Rowland O. Abiodun (, b. 1941), is a Nigerian-American professor and author best known for his contributions to the field of African Art Studies, especially Yoruba Art. He is currently the John C. Newton Professor of Art, the History of Art, and Black Studies at Amherst College, Amherst, Massachusetts.

== Education and Career ==
He earned his B.A. in Fine Arts in 1965 from Ahmadu Bello University, Zaria, Nigeria, and his M.A. in Art History from the University of Toronto. Born in Owo Nigeria, Abiodun has written extensively about the body of art produced by the Yoruba people of modern-day Nigeria and Benin.

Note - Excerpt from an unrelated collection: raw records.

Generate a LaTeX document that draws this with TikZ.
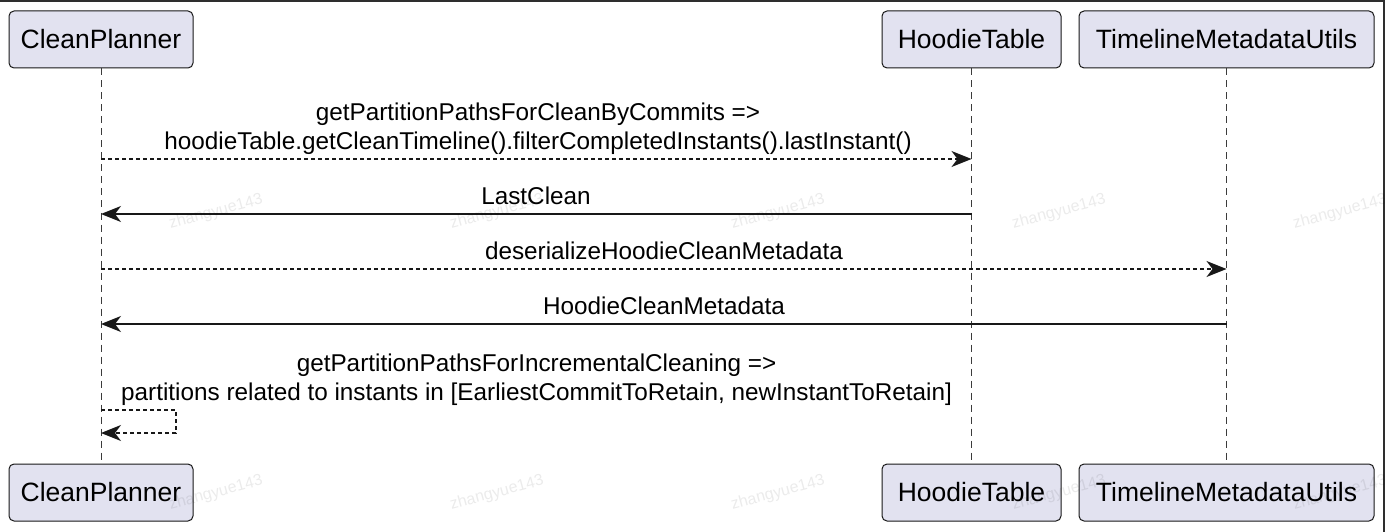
\documentclass[tikz,border=0pt]{standalone}
\usepackage{fontspec}
\setmainfont{Liberation Sans}
\usetikzlibrary{arrows.meta}
\definecolor{boxfill}{HTML}{E2E2F0}
\definecolor{ink}{HTML}{181818}
\definecolor{frameink}{HTML}{2E2E2E}

\begin{document}
\begin{tikzpicture}[x=1pt,y=-1pt,
  actor/.style={draw=ink, line width=1pt, fill=boxfill, rounded corners=5pt,
    minimum height=57pt, inner sep=0pt, font=\fontsize{26.5}{30}\selectfont},
  lifeline/.style={draw=ink!85, line width=0.9pt, dash pattern=on 7pt off 5pt},
  tipshape/.style={-{Stealth[length=20pt,width=16pt,inset=6pt]}},
  call/.style={draw=ink, line width=1.5pt, dash pattern=on 4pt off 3pt, tipshape},
  reply/.style={draw=ink, line width=1.5pt, tipshape},
  msg/.style={inner sep=0pt, align=center, font=\fontsize{24.3}{29.5}\selectfont},
  wmark/.style={inner sep=0pt, text=black, opacity=0.08, rotate=15,
    font=\fontsize{16}{18}\selectfont},
]
\useasboundingbox (0,0) rectangle (1385,532);

% participants, top row
\node[actor, minimum width=184pt] (cp) at (101,39.5) {CleanPlanner};
\node[actor, minimum width=179pt] (ht) at (971.5,39.5) {HoodieTable};
\node[actor, minimum width=295pt] (tm) at (1226.5,39.5) {TimelineMetadataUtils};

% participants, bottom row
\node[actor, minimum width=184pt] (cpb) at (101,492.5) {CleanPlanner};
\node[actor, minimum width=179pt] (htb) at (971.5,492.5) {HoodieTable};
\node[actor, minimum width=295pt] (tmb) at (1226.5,492.5) {TimelineMetadataUtils};

% lifelines
\draw[lifeline] (cp) -- (cpb);
\draw[lifeline] (ht) -- (htb);
\draw[lifeline] (tm) -- (tmb);

% 1: CleanPlanner -> HoodieTable
\draw[call] (cp |- 0,159) -- (ht |- 0,159);
\node[msg, anchor=south] (lab1) at (538,159)
  {getPartitionPathsForCleanByCommits =>\\
   hoodieTable.getCleanTimeline().filterCompletedInstants().lastInstant()\strut};

% 2: HoodieTable -> CleanPlanner
\draw[reply] (ht |- 0,214) -- (cp |- 0,214);
\node[msg, anchor=south] (lab2) at (536,214) {LastClean\strut};

% 3: CleanPlanner -> TimelineMetadataUtils
\draw[call] (cp |- 0,269) -- (tm |- 0,269);
\node[msg, anchor=south] (lab3) at (664,269) {deserializeHoodieCleanMetadata\strut};

% 4: TimelineMetadataUtils -> CleanPlanner
\draw[reply] (tm |- 0,324) -- (cp |- 0,324);
\node[msg, anchor=south] (lab4) at (664,324) {HoodieCleanMetadata\strut};

% 5: self call on CleanPlanner
\coordinate (loopa) at (176,410);
\coordinate (loopb) at (176,433);
\draw[call] (cp |- loopa) -- (loopa) -- (loopb) -- (cp |- loopb);
\node[msg, anchor=south west] (lab5) at (121,410)
  {getPartitionPathsForIncrementalCleaning =>\\
   partitions related to instants in [EarliestCommitToRetain, newInstantToRetain]\strut};

% outer frame edges
\draw[frameink, line width=2.4pt] (0,1.2) -- (1385,1.2);
\draw[frameink, line width=2pt] (1384,0) -- (1384,532);

% watermark
\foreach \wx in {216,497,778,1059,1340}
  \foreach \wy in {212,493}
    \node[wmark] (wm-\wx-\wy) at (\wx,\wy) {zhangyue143};
\end{tikzpicture}
\end{document}
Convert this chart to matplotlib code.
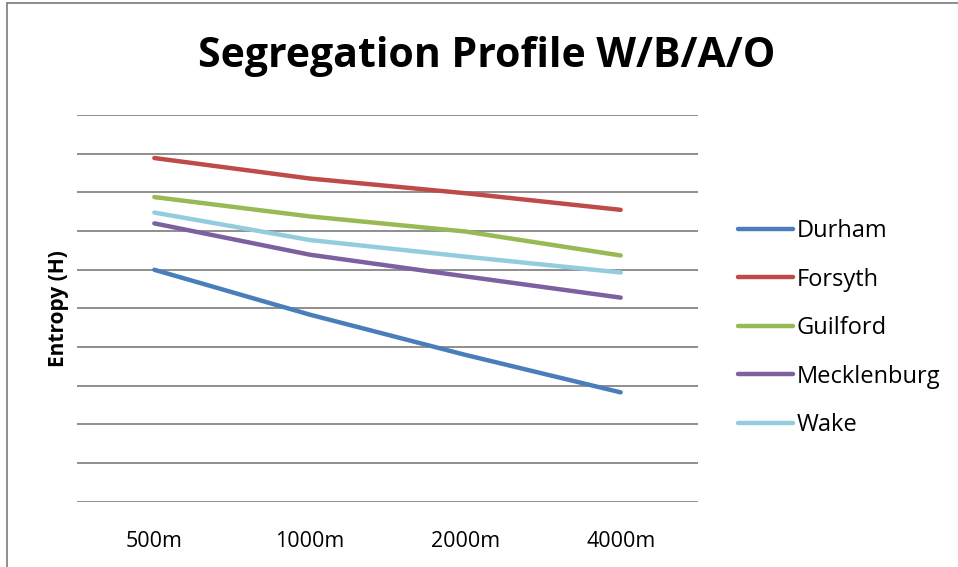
import matplotlib.pyplot as plt
from matplotlib.lines import Line2D

# --- DATA (gridline units 0..1) ---
DISTANCES = ['500m', '1000m', '2000m', '4000m']
durham = [0.600, 0.484, 0.380, 0.283]
forsyth = [0.889, 0.836, 0.798, 0.755]
guilford = [0.788, 0.738, 0.699, 0.637]
mecklenburg = [0.720, 0.639, 0.583, 0.528]
wake = [0.748, 0.677, 0.634, 0.593]

SERIES = ['Durham', 'Forsyth', 'Guilford', 'Mecklenburg', 'Wake']
COLORS = ['#4A7EBB', '#BE4B48', '#98B954', '#7D60A0', '#93CDDD']

plt.rcParams['font.family'] = ['Open Sans', 'DejaVu Sans']

fig = plt.figure(figsize=(9.58, 5.67), dpi=100)
ax = fig.add_axes([0.080, 0.115, 0.649, 0.682])

x = range(len(DISTANCES))
for name, vals, col in zip(SERIES, [durham, forsyth, guilford, mecklenburg, wake], COLORS):
    ax.plot(x, vals, color=col, linewidth=3.2, solid_capstyle='round', label=name)

ax.set_xlim(-0.5, 3.5)
ax.set_ylim(0, 1.0)
ax.set_yticks([i / 10 for i in range(11)])
ax.set_yticklabels([])
ax.tick_params(axis='y', length=0)
ax.set_xticks(list(x))
ax.set_xticklabels(DISTANCES, fontsize=15.5)
ax.tick_params(axis='x', length=0, pad=21)
ax.grid(axis='y', color='#868686', linewidth=1.3)
ax.set_axisbelow(True)
for s in ax.spines.values():
    s.set_visible(False)

ax.set_ylabel('Entropy (H)', fontsize=15, fontweight='bold', labelpad=2)

fig.text(0.508, 0.900, 'Segregation Profile W/B/A/O', ha='center', va='center',
         fontsize=29.5, fontweight='bold')

ax.legend(loc='center left', bbox_to_anchor=(1.030, 0.449), frameon=False,
          fontsize=17, handlelength=2.33, handletextpad=0.15, labelspacing=1.04)

# chart border (left and top edges visible)
fig.add_artist(Line2D([7 / 958, 7 / 958], [0, 1 - 3 / 567], color='#868686', linewidth=1.3))
fig.add_artist(Line2D([7 / 958, 1], [1 - 3 / 567, 1 - 3 / 567], color='#868686', linewidth=1.3))

fig.savefig('out.png', dpi=100)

Abiodun is the John C. Newton Professor of Art, the History of Art, and Black Studies at Amherst College. He has served as a director of the African Studies Association and has sat on the advisory board for the Smithsonian's National Museum of African Art.

== Exhibitions ==
Abiodun has curated several prominent exhibitions of African art in the United States. His exhibition Artist as Explorer: African Art from the Walt Disney-Tishman Collection, displayed at the National Geographic Society's Explorer Hall, debuted two years before the Smithsonian acquired the Disney-Tishman Collection. The exhibition Yoruba: Nine Centuries of African Art and Thought which he co-curated with Henry John Drewal, John Pemberton III and Allen Wardwell included art works from Lagos and Ife, some of which had not previously been seen in the United States before being displayed at the Center for African Art and the Art Institute of Chicago.

== Publications ==
Abiodun has written over 40 books and articles on African art. His writings on Yoruba Art have shaped the interpretation of African art in the United States, among these his 2014 book, Yoruba art and language: seeking the African in African art. The Smithsonian National Museum of African Art has presented Abiodun's commentary in its Visionary: Viewpoints on Africa's Arts exhibition.

== Awards ==
In 2011 Abiodun received the ACASA Leadership Award, an award for "an individual whose accomplishments best exemplify excellence in the study of African and/or African Diasporic arts and/or whose innovative contributions and vision have advanced the field."

== Bibliography ==
- Yoruba Art and Language: Seeking the African in African Art. Cambridge University Press, 2014.
- What Follows Six Is More than Seven: Understanding African Art. British Museum Department of Ethnography, 1995.